Unfortunately there are many cases of leopard geckos being neglected by both owners and pet stores, resulting in leopard geckos being starved, kept in the wrong conditions and sometimes left for dead.
I have spent some time recently interviewing some kind owners who have rescued leopard geckos, so they can share their stories and their tips for getting the geckos healthy again.
At the end of each post I will summarise the key issues, things to take away, and best pieces of advice so hopefully it can help somebody else too.
Today I am speaking to Ryley Maddox who runs the Instagram account @ryleymaddox98 about her rescue leopard gecko, Drago.
Leopard Gecko Care: Hi, so where did you rescue Drago from? What kind of condition did you find him in?
@ryleymaddox98: My mom lives in a cul-de-sac and the house next door to hers was foreclosed on and the tenants were evicted. The days following, they piled all of their trash and furniture on the kerb for the trash pick up.
So, my family is pretty nosy (thank god) and was going through the pile to see if there was anything salvageable. Amongst garbage bags filled with trash, splinters, wood legs of chairs and sawdust, there was a foggy translucent box full of a straw hat and dirt.
My sister picked it up, and opened it only to find a skinny juvenile leopard gecko. My mom and sister immediately called me, so I swung by, picked him up and rushed him home.
Leopard Gecko Care: That is disgusting and so cruel to leave him abandoned like that. I don’t know how people can live with themselves! What did you do when you got home?
@ryleymaddox98: He was freezing and severely dehydrated. I set up a little 10 gallon quarantine tank, gave him an underground tank heater and he immediately plopped down on it and proceeded to sleep for 2 days.
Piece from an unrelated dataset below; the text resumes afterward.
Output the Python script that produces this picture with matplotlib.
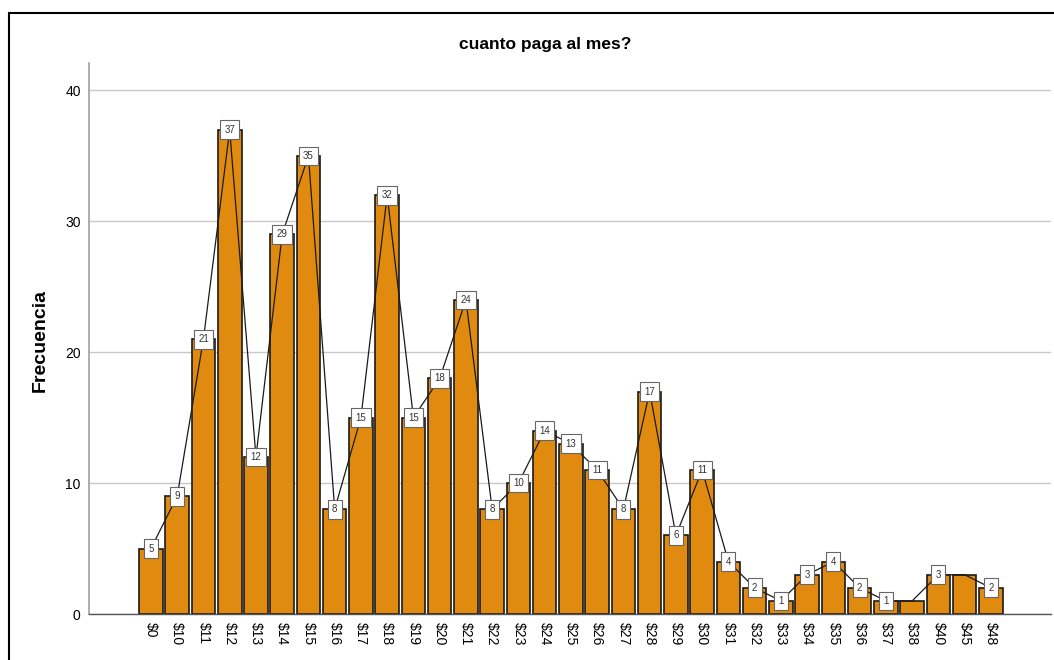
import matplotlib
matplotlib.use("Agg")
import matplotlib.pyplot as plt
from matplotlib.patches import Rectangle
import numpy as np

plt.rcParams["font.family"] = ["Liberation Sans", "DejaVu Sans"]

# ========== datos ==========
categorias = ["$0", "$10", "$11", "$12", "$13", "$14", "$15", "$16", "$17", "$18",
              "$19", "$20", "$21", "$22", "$23", "$24", "$25", "$26", "$27", "$28",
              "$29", "$30", "$31", "$32", "$33", "$34", "$35", "$36", "$37", "$38",
              "$40", "$45", "$48"]
frecuencia = [5, 9, 21, 37, 12, 29, 35, 8, 15, 32,
              15, 18, 24, 8, 10, 14, 13, 11, 8, 17,
              6, 11, 4, 2, 1, 3, 4, 2, 1, 1,
              3, 3, 2]
# SPSS oculta algunas etiquetas que se solapan
sin_etiqueta = ["$38", "$45"]

naranja = "#E08B10"

fig = plt.figure(figsize=(10.54, 6.6), dpi=100)
ax = fig.add_axes([89/1054, 1 - 614/660, (1051 - 89)/1054, (614 - 63)/660])

x = np.arange(len(categorias))
ax.bar(x, frecuencia, width=0.9, color=naranja, edgecolor="#1a1a1a", linewidth=1.2, zorder=2)
ax.plot(x, frecuencia, color="#1a1a1a", linewidth=0.9, zorder=3)

for xi, cat, v in zip(x, categorias, frecuencia):
    if cat in sin_etiqueta:
        continue
    ax.text(xi, v, str(v), ha="center", va="center", fontsize=7, color="#333333", zorder=4,
            bbox=dict(boxstyle="square,pad=0.45", facecolor="white", edgecolor="#666666", linewidth=0.8))

ax.set_xlim(-2.36, 34.29)
ax.set_ylim(0, 42.1)
ax.set_yticks([0, 10, 20, 30, 40])
ax.set_xticks(x)
ax.set_xticklabels(categorias, rotation=-90, fontsize=10)
ax.tick_params(axis="both", length=0, labelsize=10, pad=6)
ax.grid(axis="y", color="#c8c8c8", linewidth=1, zorder=0)
ax.set_axisbelow(True)

for s in ["top", "right"]:
    ax.spines[s].set_visible(False)
ax.spines["left"].set_color("#a0a0a0")
ax.spines["left"].set_linewidth(1.2)
ax.spines["bottom"].set_color("#555555")
ax.spines["bottom"].set_linewidth(1.0)

fig.text(545/1054, 1 - 45/660, "cuanto paga al mes?", ha="center", va="center",
         fontsize=12.5, fontweight="bold")
fig.text(40/1054, 1 - 340/660, "Frecuencia", ha="center", va="center", rotation=90,
         fontsize=14, fontweight="bold")

# marco negro (recortado a la derecha y abajo)
fig.patches.append(Rectangle((9/1054, -0.1), 1.2, 1.1 - 13/660, transform=fig.transFigure,
                             fill=False, edgecolor="black", linewidth=1.5))

fig.savefig("out.png", dpi=100)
Leopard Gecko Care: He’s so lucky that you found him and gave him the correct conditions straight away! How’s he doing now?
@ryleymaddox98: He progressively started to eat more and more, and he didn’t seem to have ever had supplements or supplemental heating, but he slowly gained weight gram after gram.
When I got him he was a mere 24 grams, and today we are a solid 67 grams!
The first time he stepped onto my hands to be picked up, I couldn’t stop crying.
Leopard Gecko Care: That’s amazing, you have done so well with him. Thank you so much for sharing your story!
Key points to take away:
- If you need to rehome your leopard gecko, there ARE options. Please don’t just release them into the wild where they will die, and don’t throw them away or abandon them! See: What is the best way to re-home my leopard gecko?
- It’s a good idea to quarantine your gecko if you have just rescued it, until it has been checked for parasites and diseases. You don’t want this to be passed onto any other reptiles you own.
- Make sure you know the best conditions to put your gecko into, with the correct setup and heating.